Court gives thumbs up to Nored workers’ strike

Justicia Shipena

The workers at the Northern Regional Electricity Distributor (Nored) will proceed with planned industrial action after the High Court struck the company’s urgent application from the roll.

The court dismissed the urgent application brought by Nored against the Mineworkers Union of Namibia (MUN). 

Yesterday, High Court judge Johanna Salioga ruled the application did not meet the requirements for urgency.

“The application for condonation to bring this application as one of urgency is refused. The application is struck from the roll for lack of urgency,” she said. 

Judgement had initially been expected last week but was only delivered on Monday.

The urgent application followed after MUN gave notice that its members at Nored would go on strike after collapsed wage negotiations for the 2024/25 and 2025/26 financial years. 

Talks began in June 2025 and reached a deadlock in September after several meetings. In October 2025, MUN referred a dispute of interest to the labour commissioner under section 74 of the Labour Act.

A conciliation meeting took place on 31 October 2025. No agreement was reached, and a certificate of unresolved dispute was issued. The parties then moved to engage on strike rules.

In January 2026, the labour commissioner scheduled an arbitration hearing. 

Nored objected, arguing that the dispute had been referred under the wrong section of the Labour Act. 

Nored had argued that it provides essential services and that the matter should fall under section 78, which requires compulsory arbitration, rather than section 74, which allows strike procedures.

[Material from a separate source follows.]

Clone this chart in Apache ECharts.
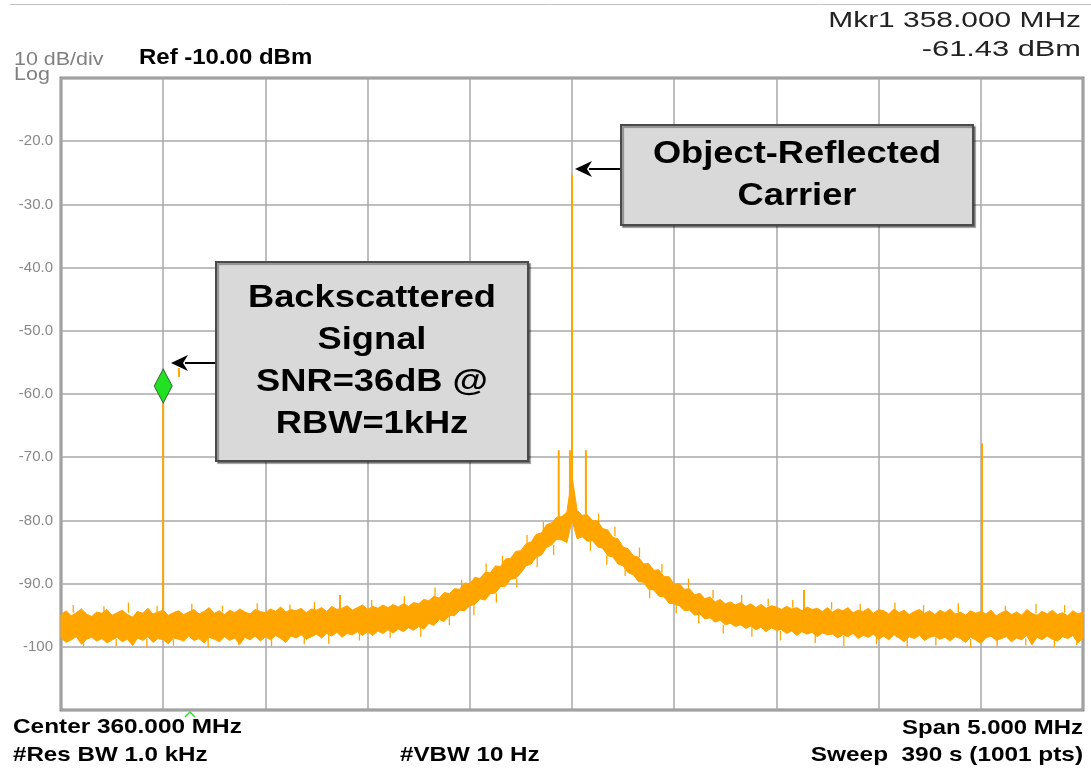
<!DOCTYPE html>
<html>
<head>
<meta charset="utf-8">
<script src="https://cdn.jsdelivr.net/npm/echarts@6/dist/echarts.min.js"></script>
<style>
html,body{margin:0;padding:0;background:#fff;}
#chart{width:1091px;height:770px;}
</style>
</head>
<body>
<div id="chart"></div>
<script>
// ---- Data ----
// Sweep: 357.5 .. 362.5 MHz, envelope sampled every 0.025 MHz
const sweepStart = 357.5;
const sweepStep = 0.025;

// Upper edge of the noise trace (dBm)
const upperEnv = [
 -94.9,-94.3,-95.1,-94.6,-94.0,-94.8,-95.2,-94.5,-94.7,-94.1,
 -95.0,-94.6,-94.2,-94.9,-95.3,-94.4,-94.7,-93.9,-94.8,-94.5,
 -94.2,-95.0,-94.6,-94.3,-94.9,-94.5,-94.1,-94.8,-94.4,-93.8,
 -94.7,-94.3,-94.9,-94.2,-94.6,-94.0,-94.5,-94.8,-94.1,-94.4,
 -94.6,-94.0,-94.4,-93.7,-94.5,-94.1,-94.3,-93.9,-94.6,-94.0,
 -94.2,-93.8,-94.4,-93.6,-94.1,-93.9,-93.5,-94.2,-93.8,-93.4,
 -94.1,-93.6,-93.9,-93.4,-93.8,-93.3,-93.7,-93.2,-93.6,-93.0,
 -93.2,-92.5,-92.7,-92.0,-92.3,-91.4,-91.6,-90.8,-90.9,-89.9,
 -90.0,-89.0,-89.2,-88.2,-88.3,-87.2,-87.3,-86.1,-86.0,-84.9,
 -84.8,-83.7,-83.4,-82.2,-82.0,-80.7,-80.4,-79.5,-79.4,-78.7,
 -73.0,
 -78.4,-79.2,-79.1,-80.0,-80.1,-81.3,-81.5,-82.7,-82.9,-84.2,
 -84.5,-85.6,-85.8,-86.9,-86.8,-87.9,-87.8,-88.9,-88.9,-90.1,
 -90.0,-90.9,-90.8,-91.8,-91.5,-92.4,-92.1,-92.9,-92.5,-93.2,
 -92.9,-93.4,-93.0,-93.6,-93.2,-93.8,-93.3,-93.9,-93.5,-93.7,
 -94.1,-93.6,-94.0,-93.8,-94.3,-93.7,-94.1,-93.9,-94.4,-93.8,
 -94.5,-94.0,-94.3,-93.8,-94.6,-94.2,-94.4,-93.9,-94.7,-94.1,
 -94.3,-94.8,-94.0,-94.6,-94.2,-94.9,-94.4,-94.1,-94.7,-94.3,
 -94.9,-94.2,-94.6,-94.0,-94.8,-94.5,-95.0,-94.3,-94.7,-94.4,
 -94.8,-94.2,-95.1,-94.6,-94.3,-94.9,-94.5,-95.0,-94.1,-94.7,
 -95.0,-94.4,-94.8,-94.2,-94.9,-94.6,-95.1,-94.3,-94.8,-94.5
];

// Lower edge of the noise trace (dBm)
const lowerEnv = [
 -98.6,-99.3,-98.9,-98.4,-99.6,-98.8,-98.5,-99.1,-98.7,-99.4,
 -98.9,-98.5,-99.2,-98.8,-99.8,-98.6,-99.0,-98.4,-99.3,-98.7,
 -98.9,-99.5,-98.6,-98.8,-99.1,-98.3,-99.0,-98.7,-99.4,-98.5,
 -98.8,-99.2,-98.4,-99.0,-98.6,-99.6,-98.5,-98.9,-98.3,-99.1,
 -98.4,-98.9,-98.2,-98.7,-99.3,-98.3,-98.6,-98.1,-98.8,-98.4,
 -98.0,-98.6,-97.9,-98.3,-97.7,-98.5,-97.9,-98.1,-97.6,-98.2,
 -97.6,-98.2,-97.5,-97.9,-97.3,-97.8,-97.2,-97.6,-97.0,-97.4,
 -96.8,-97.2,-96.3,-96.6,-95.7,-96.0,-95.0,-95.1,-94.2,-94.3,
 -93.5,-93.3,-92.4,-92.6,-91.6,-91.5,-90.5,-90.4,-89.3,-89.2,
 -88.3,-87.2,-86.9,-85.8,-85.5,-84.3,-83.9,-83.0,-83.1,-83.5,
 -80.0,
 -82.9,-82.6,-83.3,-83.2,-84.2,-84.4,-85.6,-85.8,-86.9,-87.2,
 -88.3,-88.6,-89.7,-89.8,-90.9,-91.0,-92.0,-92.1,-93.1,-93.2,
 -93.5,-94.3,-94.2,-95.0,-94.8,-95.6,-95.4,-96.1,-95.8,-96.5,
 -96.3,-96.8,-96.5,-97.1,-96.7,-97.3,-96.9,-97.6,-97.0,-97.4,
 -97.3,-97.9,-97.5,-98.2,-97.6,-98.0,-97.7,-98.4,-97.8,-98.1,
 -98.0,-98.6,-98.1,-98.4,-97.9,-98.7,-98.2,-98.5,-98.0,-98.8,
 -98.3,-98.9,-98.1,-98.6,-99.2,-98.4,-98.7,-98.2,-99.0,-98.5,
 -98.3,-98.8,-98.5,-99.1,-98.4,-98.7,-99.3,-98.5,-98.9,-99.5,
 -98.6,-98.3,-99.0,-98.7,-98.4,-99.2,-98.6,-98.9,-98.2,-99.7,
 -98.5,-98.9,-98.3,-98.8,-99.1,-98.4,-98.7,-98.2,-99.4,-98.6
];

// Isolated noise excursions poking out of the trace: frequency, start level, tip level
const noiseFreq = [
 357.56,357.71,357.83,357.97,358.14,358.29,358.46,358.62,358.74,359.02,359.18,359.33,359.46,359.58,359.66,359.78,359.86,
 360.13,360.21,360.33,360.44,360.57,360.69,360.83,360.96,361.08,361.27,361.41,361.58,361.72,361.89,362.12,362.27,362.41,
 357.61,357.77,357.92,358.05,358.22,358.37,358.53,358.69,358.81,358.96,359.11,359.26,359.40,359.52,359.63,359.73,359.83,359.91,
 360.09,360.17,360.26,360.38,360.51,360.62,360.74,360.88,361.02,361.19,361.33,361.49,361.64,361.78,361.95,362.08,362.22,362.36,362.47
];
const noiseFrom = [
 -94.6,-94.5,-94.6,-94.5,-94.5,-94.4,-94.4,-94.3,-94.2,-93.8,-93.3,-92.0,-90.8,-88.2,-87.0,-83.7,-81.6,
 -80.3,-82.5,-85.8,-88.3,-90.7,-92.4,-93.1,-93.6,-93.8,-94.1,-94.2,-94.4,-94.5,-94.5,-94.6,-94.7,-94.6,
 -98.7,-98.8,-98.7,-98.8,-98.6,-98.6,-98.5,-98.4,-97.9,-97.6,-97.3,-96.8,-95.0,-93.3,-91.5,-89.2,-85.8,-83.9,
 -83.2,-85.6,-87.2,-90.9,-93.2,-94.8,-96.5,-96.9,-97.5,-98.0,-98.3,-98.4,-98.6,-98.5,-98.8,-98.6,-98.7,-98.6,-98.7
];
const noiseTip = [
 -93.4,-93.6,-93.0,-93.5,-93.2,-93.5,-93.1,-93.3,-92.9,-92.6,-92.0,-90.6,-89.4,-86.8,-85.6,-82.3,-80.2,
 -78.9,-81.0,-84.3,-86.9,-89.2,-91.0,-91.8,-92.4,-92.6,-92.9,-93.2,-93.0,-93.4,-93.1,-93.5,-93.2,-93.4,
 -100.0,-99.9,-100.2,-99.8,-100.1,-99.7,-99.9,-99.6,-99.5,-99.0,-98.6,-98.4,-96.6,-95.0,-93.0,-90.6,-87.4,-85.5,
 -84.8,-87.0,-88.8,-92.3,-94.7,-96.3,-97.9,-98.4,-99.0,-99.4,-99.9,-99.6,-100.1,-99.8,-100.2,-99.9,-99.8,-100.0,-99.7
];

// Discrete spectral lines: frequency (MHz), bottom level, top level (dBm)
const spikeFreq = [358.0, 358.077, 358.865, 359.935, 359.99, 360.0, 360.068, 361.135, 362.006];
const spikeBase = [-96.0, -57.3, -95.0, -80.0, -79.0, -79.0, -80.0, -95.0, -96.0];
const spikePeak = [-61.43, -55.9, -91.8, -68.9, -68.9, -25.3, -68.9, -91.0, -67.8];

// Marker 1
const markerFreq = [358.0];
const markerLevel = [-61.43];

// Axis
const xMin = 357.5, xMax = 362.5, xStep = 0.5;
const yMin = -110, yMax = -10, yStep = 10;

// ---- Build ----
const ORANGE = '#ffa500';
const freqs = upperEnv.map((_, i) => +(sweepStart + i * sweepStep).toFixed(3));
const spikeData = spikeFreq.map((f, i) => [f, spikeBase[i], spikePeak[i]]);
const noiseData = noiseFreq.map((f, i) => [f, noiseFrom[i], noiseTip[i]]);
const markerData = markerFreq.map((f, i) => [f, markerLevel[i]]);

const chart = echarts.init(document.getElementById('chart'), null, {renderer: 'canvas'});

const FONT = '"Liberation Sans", Arial, Helvetica, sans-serif';
function txt(x, y, text, opts) {
  return {
    type: 'text', x: x, y: y, scaleX: opts.scale || 1, silent: true, z: 100,
    style: {
      text: text,
      fill: opts.color || '#000',
      font: (opts.weight || 'normal') + ' ' + opts.size + 'px ' + FONT,
      align: opts.align || 'left',
      verticalAlign: 'middle',
      lineHeight: opts.lineHeight || opts.size
    }
  };
}
function arrow(x1, y, x2) {
  return [
    {type: 'line', silent: true, z: 100, shape: {x1: x1, y1: y, x2: x2 + 14, y2: y}, style: {stroke: '#000', lineWidth: 2}},
    {type: 'polygon', silent: true, z: 100, shape: {points: [[x2, y], [x2 + 17, y - 8], [x2 + 12, y], [x2 + 17, y + 8]]}, style: {fill: '#000'}}
  ];
}
function segmentSeries(name, data, width, z) {
  return {
    name: name, type: 'custom', coordinateSystem: 'cartesian2d', silent: true, z: z,
    data: data, encode: {x: 0, y: [1, 2]},
    renderItem: function (params, api) {
      const a = api.coord([api.value(0), api.value(1)]);
      const b = api.coord([api.value(0), api.value(2)]);
      return {type: 'line', shape: {x1: a[0], y1: a[1], x2: b[0], y2: b[1]}, style: {stroke: ORANGE, lineWidth: width}};
    }
  };
}

const boxStyle = {fill: '#d9d9d9', stroke: '#4a4a4a', lineWidth: 2, shadowColor: 'rgba(0,0,0,0.35)', shadowOffsetX: 2, shadowOffsetY: 2, shadowBlur: 1};
const graphics = [
  {type: 'line', silent: true, shape: {x1: 10, y1: 4.5, x2: 1091, y2: 4.5}, style: {stroke: '#c0c0c0', lineWidth: 1}},
  txt(14, 60, '10 dB/div', {size: 19, color: '#808080', scale: 1.13}),
  txt(14, 75, 'Log', {size: 19, color: '#808080', scale: 1.13}),
  txt(139, 58, 'Ref -10.00 dBm', {size: 22, weight: 'bold', scale: 1.09}),
  txt(1081, 20.5, 'Mkr1 358.000 MHz', {size: 22, color: '#222', scale: 1.36, align: 'right'}),
  txt(1081, 49.5, '-61.43 dBm', {size: 22, color: '#222', scale: 1.40, align: 'right'}),
  txt(13, 727.5, 'Center 360.000 MHz', {size: 21, weight: 'bold', scale: 1.16}),
  txt(13, 755.5, '#Res BW 1.0 kHz', {size: 21, weight: 'bold', scale: 1.15}),
  txt(400, 755.5, '#VBW 10 Hz', {size: 21, weight: 'bold', scale: 1.15}),
  txt(1083, 728, 'Span 5.000 MHz', {size: 21, weight: 'bold', scale: 1.14, align: 'right'}),
  txt(1083, 755.5, 'Sweep  390 s (1001 pts)', {size: 21, weight: 'bold', scale: 1.16, align: 'right'}),
  {type: 'rect', silent: true, z: 90, shape: {x: 621, y: 125, width: 352, height: 100}, style: boxStyle},
  txt(797, 175, 'Object-Reflected\nCarrier', {size: 31, weight: 'bold', scale: 1.17, align: 'center', lineHeight: 42}),
  {type: 'rect', silent: true, z: 90, shape: {x: 216, y: 262, width: 312, height: 199}, style: boxStyle},
  txt(372, 361.5, 'Backscattered\nSignal\nSNR=36dB @\nRBW=1kHz', {size: 31, weight: 'bold', scale: 1.17, align: 'center', lineHeight: 42}),
  ...arrow(620, 169, 575),
  ...arrow(215, 363, 171),
  {type: 'polyline', silent: true, z: 100, shape: {points: [[185, 717], [190, 712], [195, 717]]}, style: {stroke: '#33dd33', lineWidth: 1.5, fill: null}}
];

const option = {
  backgroundColor: '#fff',
  animation: false,
  grid: {left: 61, top: 78, width: 1022, height: 632, show: true, borderColor: '#8a8a8a', borderWidth: 3, backgroundColor: '#fff', containLabel: false},
  xAxis: {
    type: 'value', min: xMin, max: xMax, interval: xStep,
    axisLine: {show: false}, axisTick: {show: false}, axisLabel: {show: false},
    splitLine: {show: true, lineStyle: {color: '#a8a8a8', width: 1.5}}
  },
  yAxis: {
    type: 'value', min: yMin, max: yMax, interval: yStep,
    axisLine: {show: false}, axisTick: {show: false},
    axisLabel: {
      show: true, color: '#888', fontSize: 15, fontFamily: FONT, margin: 8,
      formatter: function (v) {
        if (v === yMax || v === yMin) return '';
        return Math.abs(v) >= 100 ? String(v) : v.toFixed(1);
      }
    },
    splitLine: {show: true, lineStyle: {color: '#a8a8a8', width: 1.5}}
  },
  series: [
    {
      name: 'trace', type: 'custom', coordinateSystem: 'cartesian2d', silent: true, z: 3,
      data: [[freqs[0], upperEnv[0]]],
      renderItem: function (params, api) {
        const pts = [];
        for (let i = 0; i < freqs.length; i++) pts.push(api.coord([freqs[i], upperEnv[i]]));
        for (let i = freqs.length - 1; i >= 0; i--) pts.push(api.coord([freqs[i], lowerEnv[i]]));
        return {type: 'polygon', shape: {points: pts}, style: {fill: ORANGE, stroke: ORANGE, lineWidth: 1}};
      }
    },
    segmentSeries('noise', noiseData, 1.3, 4),
    segmentSeries('lines', spikeData, 2, 5),
    {
      name: 'Mkr1', type: 'scatter', silent: true, z: 6,
      data: markerData, symbol: 'diamond', symbolSize: [18, 34], symbolOffset: [0, -17],
      itemStyle: {color: '#22e022', borderColor: '#2f6b2f', borderWidth: 1, opacity: 1}
    }
  ],
  graphic: graphics
};
chart.setOption(option);
</script>
</body>
</html>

The conciliator declined to rule on the objection and proceeded to determine strike rules under section 74. 

At that time Nored said this was outside the conciliator’s authority. The company stated that strike rules were finalised on 16 January 2026 in its absence, despite its request for a postponement.

Later that day, MUN issued notice that a strike would begin on 22 January 2026. 

Nored then approached the Labour Court last month on an urgent basis, seeking a rule nisi to prevent the strike until proceedings before the labour commissioner under Chapter 8 of the Labour Act are finalised. 

MUN opposed the application and asked the court to dismiss it. The union maintains that the strike is lawful and that the Labour Court lacks jurisdiction to grant the interdict. 

It argued that only technical and maintenance staff fall under essential services, while administrative, financial and corporate staff do not. 

MUN represents about 225 of Nored’s 253 employees. Nored states that it cannot operate effectively with less than 10% of its workforce and would struggle to meet its obligation to supply electricity.

In response to the judgement, MUN said the High Court ruling confirms that lawful strike action cannot be blocked through court procedures. 

MUN said it had spent time and resources defending what it described as its members’ constitutional and statutory rights.

Following the judgement, MUN issued a formal strike notice and informed law enforcement authorities. 

The union said the protected industrial action will begin on Thursday.